▶ [What the task asks]: Omit the pictures and print exactly the lines of the listing below, starting at the first and ending at the line containing "const subtitleLines = ['(ընդհանուր".

▶ [Information provided]:
_____
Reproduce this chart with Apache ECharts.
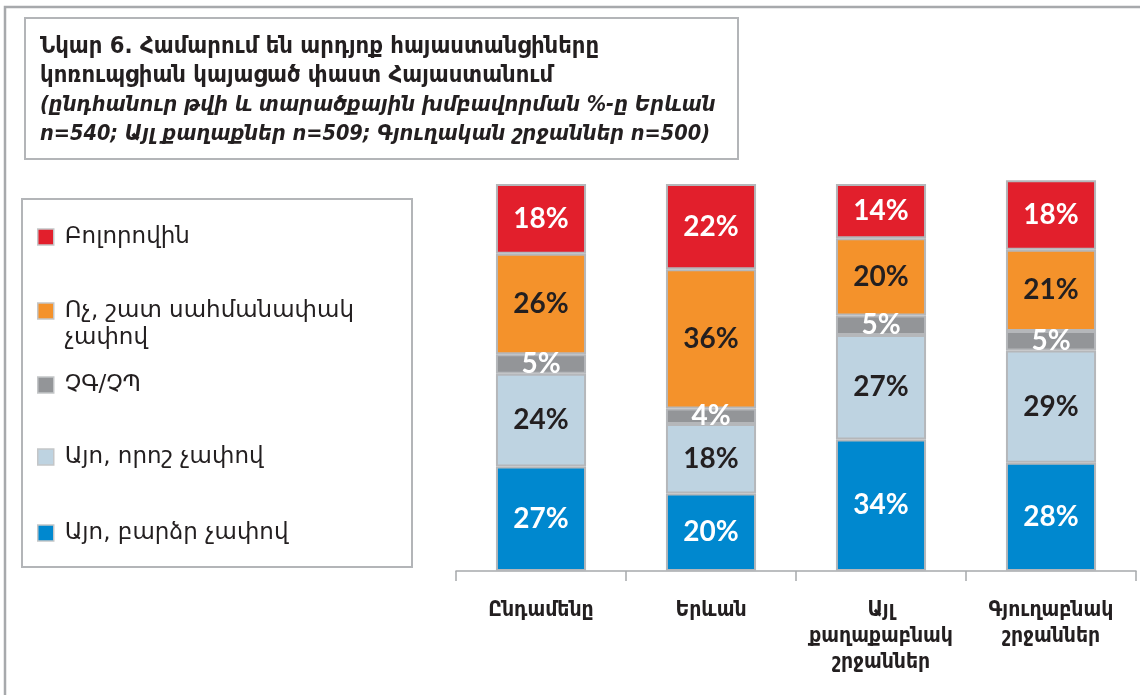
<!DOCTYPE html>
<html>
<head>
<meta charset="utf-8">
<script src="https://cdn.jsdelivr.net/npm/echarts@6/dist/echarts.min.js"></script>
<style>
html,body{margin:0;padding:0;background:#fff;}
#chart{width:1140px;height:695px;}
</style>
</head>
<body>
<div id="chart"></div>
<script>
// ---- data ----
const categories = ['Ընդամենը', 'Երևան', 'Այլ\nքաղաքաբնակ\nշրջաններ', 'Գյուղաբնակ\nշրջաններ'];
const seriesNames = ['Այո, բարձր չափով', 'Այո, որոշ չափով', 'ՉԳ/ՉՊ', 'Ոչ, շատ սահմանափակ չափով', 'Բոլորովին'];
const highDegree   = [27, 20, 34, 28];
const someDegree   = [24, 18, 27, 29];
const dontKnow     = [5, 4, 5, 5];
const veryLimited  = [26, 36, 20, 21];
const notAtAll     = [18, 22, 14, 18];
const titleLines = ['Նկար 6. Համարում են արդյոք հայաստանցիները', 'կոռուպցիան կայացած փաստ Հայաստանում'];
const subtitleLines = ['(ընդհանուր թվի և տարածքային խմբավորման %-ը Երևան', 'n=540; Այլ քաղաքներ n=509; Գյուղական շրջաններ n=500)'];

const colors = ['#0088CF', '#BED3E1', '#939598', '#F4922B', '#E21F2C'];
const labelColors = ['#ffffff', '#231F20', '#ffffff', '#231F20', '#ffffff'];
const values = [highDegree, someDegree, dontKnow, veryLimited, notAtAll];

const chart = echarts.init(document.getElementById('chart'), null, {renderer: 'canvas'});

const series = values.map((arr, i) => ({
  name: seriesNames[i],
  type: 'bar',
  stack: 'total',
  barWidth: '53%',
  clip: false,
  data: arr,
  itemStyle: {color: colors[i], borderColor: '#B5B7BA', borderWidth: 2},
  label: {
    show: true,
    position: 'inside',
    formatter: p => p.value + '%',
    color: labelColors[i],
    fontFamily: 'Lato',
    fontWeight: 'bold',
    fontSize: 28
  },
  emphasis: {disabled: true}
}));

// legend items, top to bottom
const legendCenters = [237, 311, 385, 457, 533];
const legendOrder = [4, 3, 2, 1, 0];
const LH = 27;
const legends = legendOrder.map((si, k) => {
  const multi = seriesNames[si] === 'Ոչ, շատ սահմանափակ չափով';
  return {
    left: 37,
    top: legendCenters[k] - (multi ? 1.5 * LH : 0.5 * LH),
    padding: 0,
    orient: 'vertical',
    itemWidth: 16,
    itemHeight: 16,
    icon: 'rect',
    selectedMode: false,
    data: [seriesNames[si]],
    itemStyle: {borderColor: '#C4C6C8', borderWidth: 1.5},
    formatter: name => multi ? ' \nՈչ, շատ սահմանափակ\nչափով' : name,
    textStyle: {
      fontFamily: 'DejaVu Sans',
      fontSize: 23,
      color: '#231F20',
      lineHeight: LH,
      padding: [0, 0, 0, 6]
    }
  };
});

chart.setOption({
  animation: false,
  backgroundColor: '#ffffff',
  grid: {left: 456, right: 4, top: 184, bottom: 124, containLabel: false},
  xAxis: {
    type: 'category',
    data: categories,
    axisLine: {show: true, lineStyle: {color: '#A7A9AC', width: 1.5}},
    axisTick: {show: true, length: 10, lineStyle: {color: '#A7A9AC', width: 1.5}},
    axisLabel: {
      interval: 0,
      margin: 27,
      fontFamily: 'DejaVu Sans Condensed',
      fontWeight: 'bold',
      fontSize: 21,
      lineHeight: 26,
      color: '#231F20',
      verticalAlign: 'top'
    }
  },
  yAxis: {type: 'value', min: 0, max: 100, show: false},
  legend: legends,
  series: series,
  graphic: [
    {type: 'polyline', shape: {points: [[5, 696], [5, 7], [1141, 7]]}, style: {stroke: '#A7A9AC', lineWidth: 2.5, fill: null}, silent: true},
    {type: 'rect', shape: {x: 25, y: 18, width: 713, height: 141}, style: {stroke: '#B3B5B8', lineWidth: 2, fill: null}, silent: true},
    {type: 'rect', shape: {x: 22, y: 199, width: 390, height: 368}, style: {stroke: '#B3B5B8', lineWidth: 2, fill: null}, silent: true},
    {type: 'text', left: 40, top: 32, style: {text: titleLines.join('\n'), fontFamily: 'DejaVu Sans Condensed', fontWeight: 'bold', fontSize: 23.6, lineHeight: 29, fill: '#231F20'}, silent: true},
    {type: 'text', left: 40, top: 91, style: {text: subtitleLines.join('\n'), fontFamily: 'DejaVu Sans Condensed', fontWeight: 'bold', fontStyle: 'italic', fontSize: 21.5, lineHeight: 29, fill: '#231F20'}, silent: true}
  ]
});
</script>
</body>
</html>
_____
▶ [Exercise result]:
Reproduce this chart with Apache ECharts.
<!DOCTYPE html>
<html>
<head>
<meta charset="utf-8">
<script src="https://cdn.jsdelivr.net/npm/echarts@6/dist/echarts.min.js"></script>
<style>
html,body{margin:0;padding:0;background:#fff;}
#chart{width:1140px;height:695px;}
</style>
</head>
<body>
<div id="chart"></div>
<script>
// ---- data ----
const categories = ['Ընդամենը', 'Երևան', 'Այլ\nքաղաքաբնակ\nշրջաններ', 'Գյուղաբնակ\nշրջաններ'];
const seriesNames = ['Այո, բարձր չափով', 'Այո, որոշ չափով', 'ՉԳ/ՉՊ', 'Ոչ, շատ սահմանափակ չափով', 'Բոլորովին'];
const highDegree   = [27, 20, 34, 28];
const someDegree   = [24, 18, 27, 29];
const dontKnow     = [5, 4, 5, 5];
const veryLimited  = [26, 36, 20, 21];
const notAtAll     = [18, 22, 14, 18];
const titleLines = ['Նկար 6. Համարում են արդյոք հայաստանցիները', 'կոռուպցիան կայացած փաստ Հայաստանում'];
const subtitleLines = ['(ընդհանուր թվի և տարածքային խմբավորման %-ը Երևան', 'n=540; Այլ քաղաքներ n=509; Գյուղական շրջաններ n=500)'];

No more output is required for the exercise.